Sweet-toothed microbe tapped for power

A whip-tailed bacterium wrenches electrons from sugars so effectively that researchers have harnessed the organism to make an extraordinarily efficient fuel cell.

STICKY SWEET. Clinging to a graphite electrode roughly 15 micrometers in diameter, clumps of sugar-munching bacteria shunt electrons from a sweet solution directly into an electric circuit. Lovley and Chaudhuri

As many fuel cells do, this tabletop device includes two membrane-separated chambers, each one containing an electrode immersed in an aqueous solution.
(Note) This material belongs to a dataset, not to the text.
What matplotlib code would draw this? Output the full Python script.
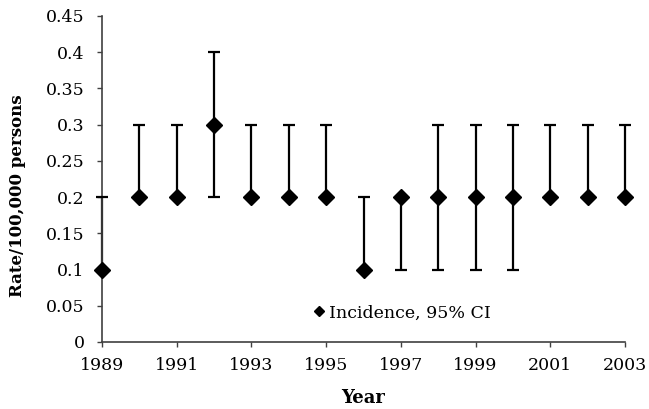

To one chamber, Swades K. Chaudhuri and Derek R. Lovley of the University of Massachusetts–Amherst added the bacterium Rhodoferax ferrireducens. The microbes pump more than 80 percent of the glucose’s removable electrons from the chamber’s liquid into an electric circuit, the scientists report in the October Nature Biotechnology.

That process is slow, however, so the new fuel cell generates just enough electricity to run a pocket calculator.

Microbial fuel cells have previously achieved sugar-to-electricity conversion efficiencies of up to 50 percent. However, those performances were attained only by adding so-called mediator compounds that shuttle electrons between the electrode and the microorganisms. Many of those shuttle compounds, which are not needed with R. ferrireducens, are poisonous.

Collaborating with other scientists, Lovley only recently discovered R. ferrireducens and other bacteria that can hand off electrons directly to electrodes (SN: 7/13/02, p. 21: Available to subscribers at Voltage from the Bottom of the Sea: Ooze-dwelling microbes can power electronics). Among those microbes, R. ferrireducens is the first with a sweet tooth, enabling it to exploit the sugars even in potential fuels including grass clippings and crops such as corn, says Lovley.